The Beauty of Naan….hint: It’s so darn Easy!
I love to use store bought naan for grilled pizzas. It’s so convenient, and in my experience people are just plain hesitant to work with pizza dough. (Although I have plenty of pizza recipes using fresh dough too!) Naan is inexpensive, easily found in grocery stores and when placed on the grill the bottom gets nice and crispy, making the perfect base for all that melted cheese and herby tomato goodness.
Love Easy Pizza and Need More Recipes?
Try my Roasted Butternut Squash or Corn and Ricotta Grilled Naan Pizza.
The Recipe: Grilled Naan Margherita Pizza
What you need: You will need a good knife and pre-made naan found at the grocery store.
A fresh 20 minute meal! This makes two personal size pizzas, but honestly, depending on appetites it could serve three.
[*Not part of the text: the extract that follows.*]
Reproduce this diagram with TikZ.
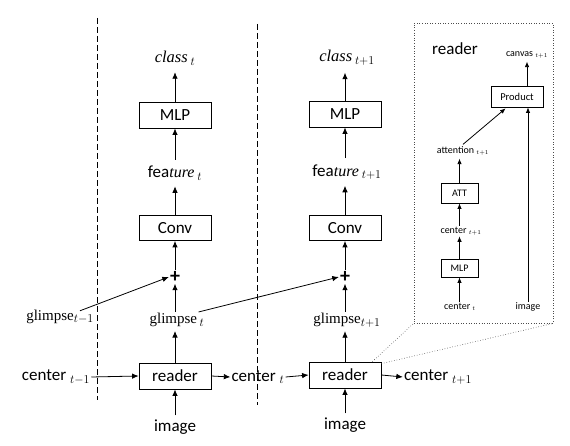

- 2 tablespoons good quality extra virgin olive oil
- 10 ounces red cherry tomatoes, stems removed
- sea salt and freshly ground black pepper to taste
- 2 small cloves garlic, peeled and minced or grated
- 1/2 teaspoon fennel seeds, roughly chopped
- 1/4 teaspoon red pepper flakes, (or less or more depending on how much heat you like)
- 6 ounces fresh mozzarella packed in water, diced
- 1/3 cup fresh basil, chopped
- 2 pieces naan bread
Preheat grill to 425 degrees. Prepare garlic, fennel, cheese and basil
Heat a medium size pan on high heat for two minutes. Pour 1 tablespoon olive oil into pan. Carefully add tomatoes to pan (be careful it's going to splatter). Cook tomatoes for 5-6 minutes using a spatula to move them around as they begin to blacken and char. Season to taste with sea salt and pepper. Turn off heat. Use a fork to smash tomatoes, leaving big chunks of tomato while releasing liquid. Use a slotted spoon to scoop tomatoes into a bowl, leaving most of the liquid behind in the pan. Add prepared garlic, fennel seeds and red pepper flakes to bowl of tomatoes and toss. Set aside
Brush naan bread with 1 tablespoon olive oil. Place diced cheese and chopped basil in a bowl and toss. Place naan on grill, top with cheese and basil mixture
Spoon tomatoes onto naan in between the cheese. Close grill lid and cook for 6-8 minutes until naan is crispy on the bottom and cheese is melted.
Remove from grill, allow to cool for a minute. Garnish with more basil and season with more sea salt and pepper if desired. Slice and eat!